The discussion around arbitrator appointments added another layer. After the Supreme Court’s ruling in Perkins Eastman Architects v. HSCC, unilateral appointment clauses were effectively curbed, reinforcing neutrality. Yet questions remain about repeat appointments, limited diversity and fee transparency. For a generation that talks openly about representation and fairness, arbitration’s “closed circle” perception is not sustainable. If arbitration is to be the dispute resolution mechanism of a global India, its bench must look like the economy it serves.
What made the session particularly engaging was its honesty about culture. India does not necessarily need a dozen more amendments. It needs behavioural change. Arbitrators must manage cases actively. Lawyers must resist turning arbitration into mini-trials. Government departments must stop treating every adverse award as an institutional defeat. The law can only do so much; mindset carries the rest.
Technology also crept into the conversation, not as a buzzword but as a practical shift.
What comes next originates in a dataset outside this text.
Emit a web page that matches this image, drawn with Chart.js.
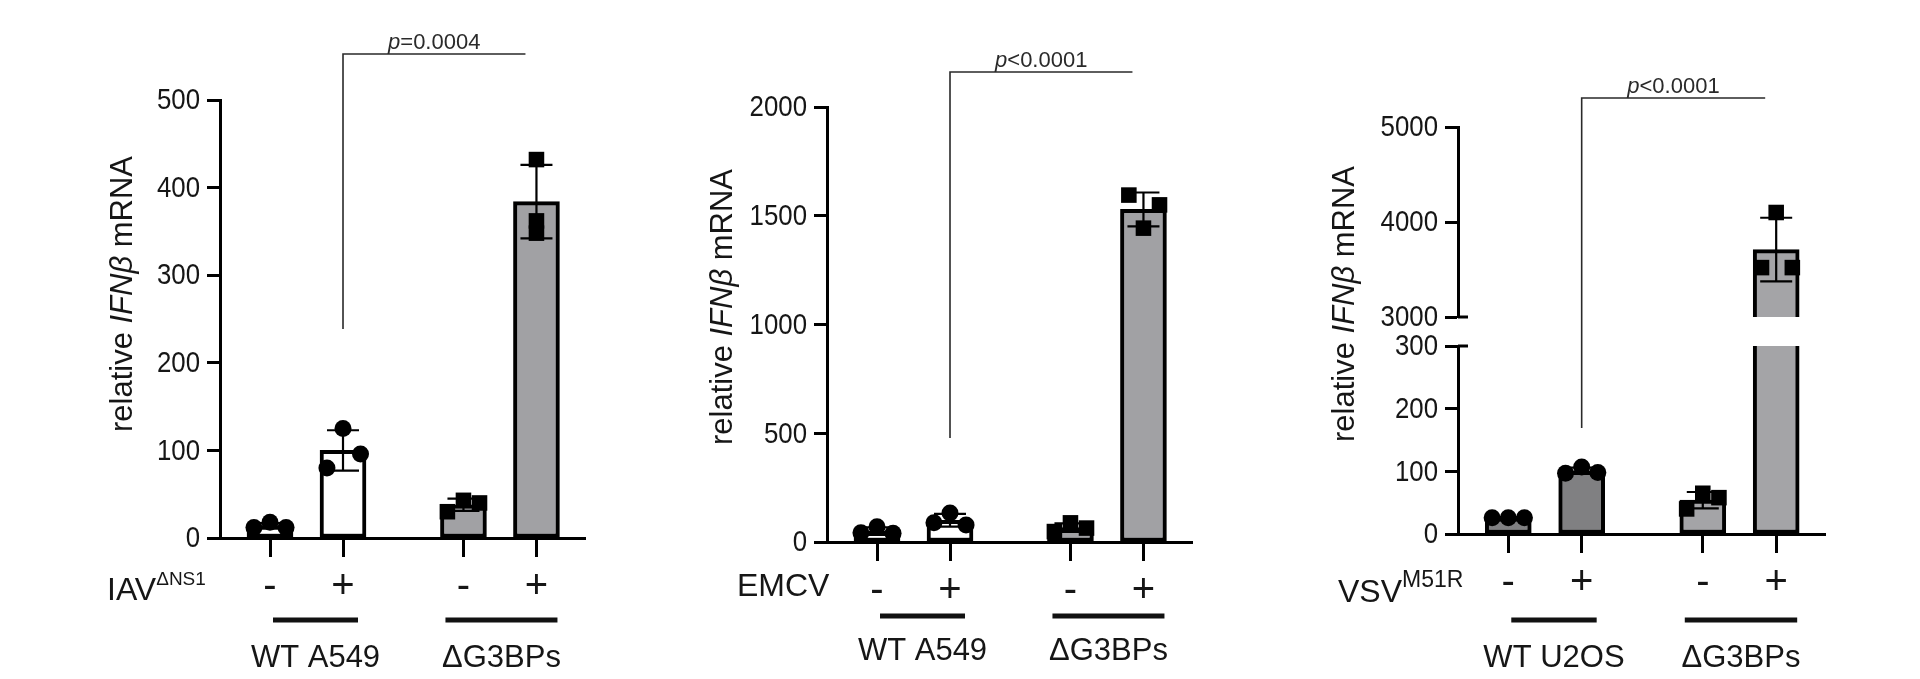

Virtual hearings, normalised during the pandemic, have reduced logistical delays. The future may see AI-assisted document review, digital evidence platforms and more streamlined procedures in complex construction, infrastructure, telecom and energy disputes. Arbitration, once seen as old-school and paper-heavy, may well become one of the most tech-integrated fields in commercial law.
By the end of the panel discussion, what lingered wasn’t just doctrinal clarity but a sense of urgency. Arbitration is no longer an “alternative” mechanism; it is central to India’s economic positioning. Foreign investors care less about how beautifully a statute is drafted and more about how predictably disputes are resolved. Enforcement, speed, neutrality, these are not abstract ideals; they are competitive advantages.
For the law students in attendance, the conversation landed differently. Arbitration is not just a chapter in the syllabus or a moot court theme. It is a field where litigation instincts meet international strategy, where policy intersects with practice and where India’s global ambitions are quietly tested. The future of arbitration will be shaped by young lawyers who decide whether to replicate procedural excesses or build something leaner and smarter.
If there was one takeaway from the day, it was this: arbitration in India stands at a turning point. The framework exists. The judiciary has signalled restraint. Institutions are emerging. What remains is alignment between law, practice and culture. And if that alignment happens, arbitration will not just resolve disputes, it will quietly power India’s next phase of growth.